Soul of a Nation—organized by the Tate Modern — is a look at how American culture was reshaped through the work of Black artists during the tumultuous 1960s, ‘70s, and early ‘80s. The exhibition features more than 150 artworks, beginning with works by the Spiral group, a New York-based collective who opened up questions of the role of artists in the Civil Rights movement. From there, the exhibition traces the impact of the growing Black Power movement on Black artists, and explores the many ways these artists worked to protest discrimination, rally people to their cause, and celebrate Black culture.
This landmark exhibition features artworks by more than 60 Black artists, including Romare Bearden, Melvin Edwards, Betye Saar, Faith Ringgold, Charles White, Alvin Loving, Alma Thomas, and William T. Williams.
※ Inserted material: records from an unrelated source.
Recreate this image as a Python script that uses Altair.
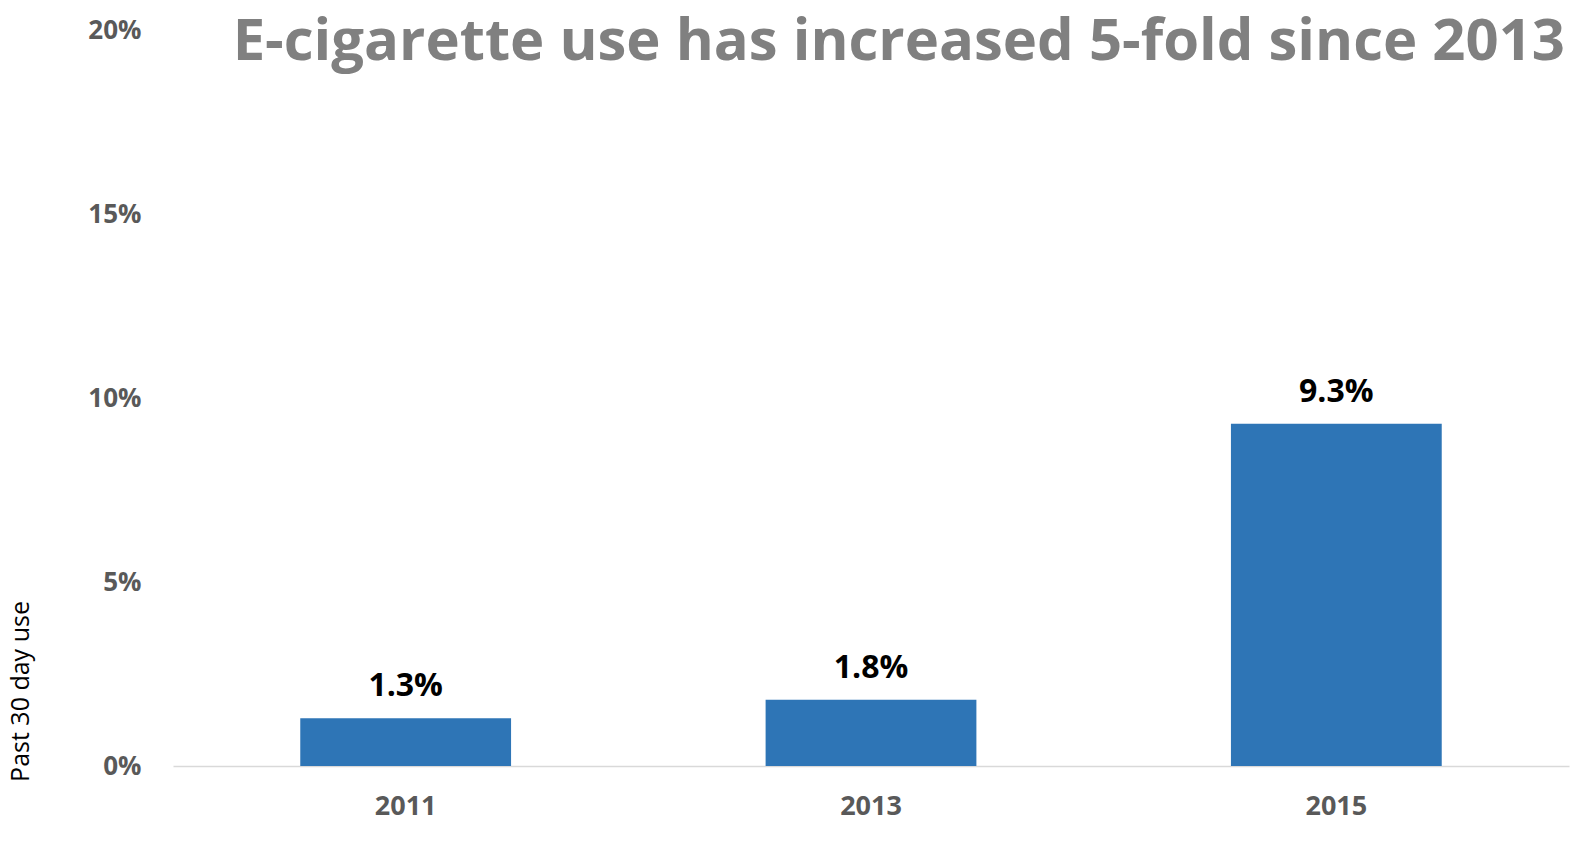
import altair as alt
import pandas as pd

years = ["2011", "2013", "2015"]
values = [0.013, 0.018, 0.093]
y_ticks = [0, 0.05, 0.10, 0.15, 0.20]
title_text = "E-cigarette use has increased 5-fold since 2013"
y_title = "Past 30 day use"

df = pd.DataFrame({"year": years, "value": values})
title_df = pd.DataFrame({"t": [title_text]})

FONT = "Open Sans"

base = alt.Chart(df).encode(
    x=alt.X("year:N", sort=years, title=None,
            scale=alt.Scale(paddingInner=0.547, paddingOuter=0.2735),
            axis=alt.Axis(labelAngle=0, labelFont=FONT, labelFontSize=27,
                          labelFontWeight="bold", labelColor="#595959",
                          ticks=False, domainColor="#d9d9d9", domainWidth=1.5,
                          labelPadding=27, grid=False)),
    y=alt.Y("value:Q", title=y_title,
            scale=alt.Scale(domain=[0, 0.2]),
            axis=alt.Axis(values=y_ticks, format=".0%", labelFont=FONT,
                          labelFontSize=26, labelFontWeight="bold",
                          labelColor="#595959", ticks=False, domain=False,
                          grid=False, labelPadding=32,
                          titleFont=FONT, titleFontSize=25, titleFontWeight="normal",
                          titleColor="#000000", titleAngle=270,
                          titleX=-153, titleY=661, titleAlign="center",
                          titleBaseline="middle")),
)

bars = base.mark_bar(color="#2E75B6")

labels = base.mark_text(font=FONT, fontSize=32, fontWeight="bold", color="#000000",
                        baseline="alphabetic", dy=-22).encode(
    text=alt.Text("value:Q", format=".1%"))

title = alt.Chart(title_df).mark_text(font=FONT, fontSize=58, fontWeight="bold",
                                      color="#808080", align="right",
                                      baseline="alphabetic").encode(
    x=alt.value(1392), y=alt.value(30), text="t:N")

chart = alt.layer(bars, labels, title).properties(
    width=1396, height=736,
    autosize=alt.AutoSizeParams(type="none"),
    padding={"left": 173, "top": 30, "right": 6, "bottom": 83},
    background="white",
).configure_view(stroke=None)

chart.save("out.html", embed_options={"renderer": "svg", "actions": False})
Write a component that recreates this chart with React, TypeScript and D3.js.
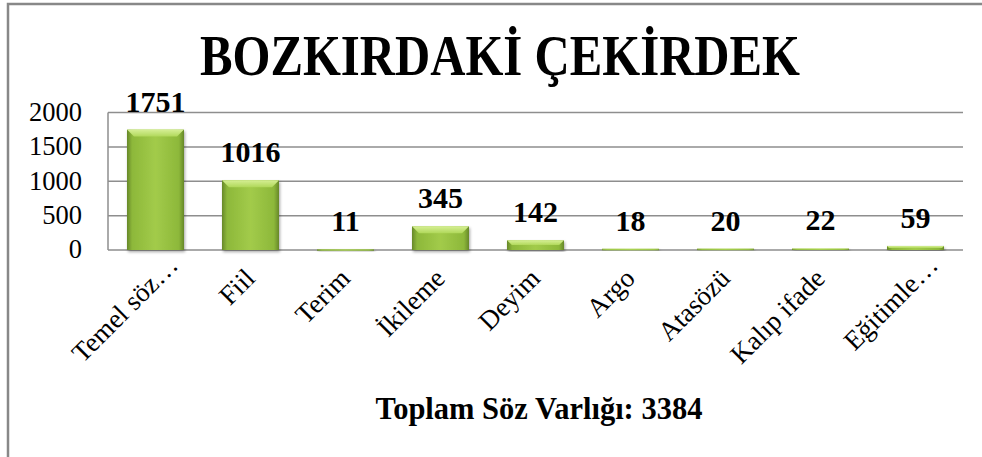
import React, {useEffect, useRef} from 'react';
import * as d3 from 'd3';

// chart data
const categories = [
  'Temel söz…',
  'Fiil',
  'Terim',
  'İkileme',
  'Deyim',
  'Argo',
  'Atasözü',
  'Kalıp ifade',
  'Eğitimle…',
];
const counts = [1751, 1016, 11, 345, 142, 18, 20, 22, 59];
const yTicks = [0, 500, 1000, 1500, 2000];
const title = 'BOZKIRDAKİ ÇEKİRDEK';
const axisTitle = 'Toplam Söz Varlığı: 3384';

const W = 982;
const H = 457;
const FONT = '"Liberation Serif", serif';

const App: React.FC = () => {
  const svgRef = useRef<SVGSVGElement>(null);

  useEffect(() => {
    const root = d3.select(svgRef.current);
    root.selectAll('*').remove();

    const margin = {top: 112.5, right: 19, bottom: 207, left: 108};
    const innerW = W - margin.left - margin.right;
    const innerH = H - margin.top - margin.bottom;

    const defs = root.append('defs');
    const side = defs
      .append('linearGradient')
      .attr('id', 'barSide')
      .attr('x1', '0%')
      .attr('x2', '100%');
    side.append('stop').attr('offset', '0%').attr('stop-color', '#67882a');
    side.append('stop').attr('offset', '9%').attr('stop-color', '#8db83a');
    side.append('stop').attr('offset', '50%').attr('stop-color', '#a2cb4a');
    side.append('stop').attr('offset', '91%').attr('stop-color', '#8db83a');
    side.append('stop').attr('offset', '100%').attr('stop-color', '#67882a');
    const topG = defs
      .append('linearGradient')
      .attr('id', 'barTop')
      .attr('x1', '0%')
      .attr('x2', '0%')
      .attr('y1', '0%')
      .attr('y2', '100%');
    topG.append('stop').attr('offset', '0%').attr('stop-color', '#d6ef95');
    topG.append('stop').attr('offset', '100%').attr('stop-color', '#b0d85a');
    const shadow = defs
      .append('filter')
      .attr('id', 'shadow')
      .attr('x', '-20%')
      .attr('y', '-20%')
      .attr('width', '140%')
      .attr('height', '140%');
    shadow
      .append('feDropShadow')
      .attr('dx', 1)
      .attr('dy', 2)
      .attr('stdDeviation', 1.5)
      .attr('flood-color', '#000')
      .attr('flood-opacity', 0.35);

    // outer frame
    root
      .append('rect')
      .attr('x', 8)
      .attr('y', 4)
      .attr('width', W + 40)
      .attr('height', H + 40)
      .attr('fill', '#fff')
      .attr('stroke', '#888')
      .attr('stroke-width', 2.5);

    root
      .append('text')
      .attr('x', 500)
      .attr('y', 75)
      .attr('text-anchor', 'middle')
      .attr('font-family', FONT)
      .attr('font-weight', 'bold')
      .attr('font-size', 57)
      .attr('textLength', 600)
      .attr('lengthAdjust', 'spacingAndGlyphs')
      .text(title);

    const g = root
      .append('g')
      .attr('transform', `translate(${margin.left},${margin.top})`);

    const x = d3.scaleBand().domain(categories).range([0, innerW]).paddingInner(0.4).paddingOuter(0.2);
    const y = d3.scaleLinear().domain([0, 2000]).range([innerH, 0]);

    // gridlines
    g.selectAll('.grid')
      .data(yTicks)
      .enter()
      .append('line')
      .attr('x1', 0)
      .attr('x2', innerW)
      .attr('y1', (d) => y(d))
      .attr('y2', (d) => y(d))
      .attr('stroke', '#8e8e8e')
      .attr('stroke-width', 1.5);
    g.append('line')
      .attr('x1', 0)
      .attr('x2', 0)
      .attr('y1', 0)
      .attr('y2', innerH)
      .attr('stroke', '#8e8e8e')
      .attr('stroke-width', 1.5);

    // y tick labels
    g.selectAll('.ytick')
      .data(yTicks)
      .enter()
      .append('text')
      .attr('x', -26)
      .attr('y', (d) => y(d))
      .attr('dy', '0.32em')
      .attr('text-anchor', 'end')
      .attr('font-family', FONT)
      .attr('font-size', 26.5)
      .text((d) => d);

    // bars
    const bars = g
      .selectAll('.bar')
      .data(counts)
      .enter()
      .append('g')
      .attr('filter', 'url(#shadow)');
    bars
      .append('rect')
      .attr('x', (d, i) => x(categories[i]))
      .attr('y', (d) => y(d))
      .attr('width', x.bandwidth())
      .attr('height', (d) => Math.max(innerH - y(d), 1.5))
      .attr('fill', 'url(#barSide)');
    // top bevel
    bars
      .append('path')
      .attr('d', (d, i) => {
        const x0 = x(categories[i]);
        const w = x.bandwidth();
        const t = y(d);
        const b = Math.min(7, (innerH - t) / 2);
        return `M${x0},${t}L${x0 + w},${t}L${x0 + w - b},${t + b}L${x0 + b},${t + b}Z`;
      })
      .attr('fill', 'url(#barTop)');

    // data labels
    g.selectAll('.val')
      .data(counts)
      .enter()
      .append('text')
      .attr('x', (d, i) => x(categories[i]) + x.bandwidth() / 2)
      .attr('y', (d) => y(d) - 18)
      .attr('text-anchor', 'middle')
      .attr('font-family', FONT)
      .attr('font-weight', 'bold')
      .attr('font-size', 30)
      .text((d) => d);

    // category labels
    g.selectAll('.xlab')
      .data(categories)
      .enter()
      .append('text')
      .attr('transform', (d) => {
        const cx = x(d) + x.bandwidth() / 2;
        const trunc = d.endsWith('…');
        const ox = trunc ? 24 : 6;
        const oy = trunc ? 17 : 30;
        return `translate(${cx + ox},${innerH + oy}) rotate(-45)`;
      })
      .attr('text-anchor', 'end')
      .attr('font-family', FONT)
      .attr('font-size', 27)
      .text((d) => d);

    root
      .append('text')
      .attr('x', 539)
      .attr('y', 419)
      .attr('text-anchor', 'middle')
      .attr('font-family', FONT)
      .attr('font-weight', 'bold')
      .attr('font-size', 30.5)
      .text(axisTitle);
  }, []);

  return (
    <svg
      ref={svgRef}
      width={W}
      height={H}
      style={{position: 'absolute', left: 0, top: 0, background: '#fff'}}
    />
  );
};

export default App;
Some artists, galvanized by the spirit of the civil rights movement, created images that spoke of solidarity, strength, and resistance, while others focused primarily on color, form, and concept. Some works paid homage to legendary African American figures from the period, including political leaders Martin Luther King, Malcolm X, and Angela Davis, musician John Coltrane, and sports hero Jack Johnson. The variety of artworks reflects the many viewpoints of artists and collectives at work during these explosive times.
Crystal Bridges is one of only two American venues to host this important exhibition, described as both powerful, and at times, challenging. Following its debut in Bentonville, the exhibition travels to the Brooklyn Museum in New York.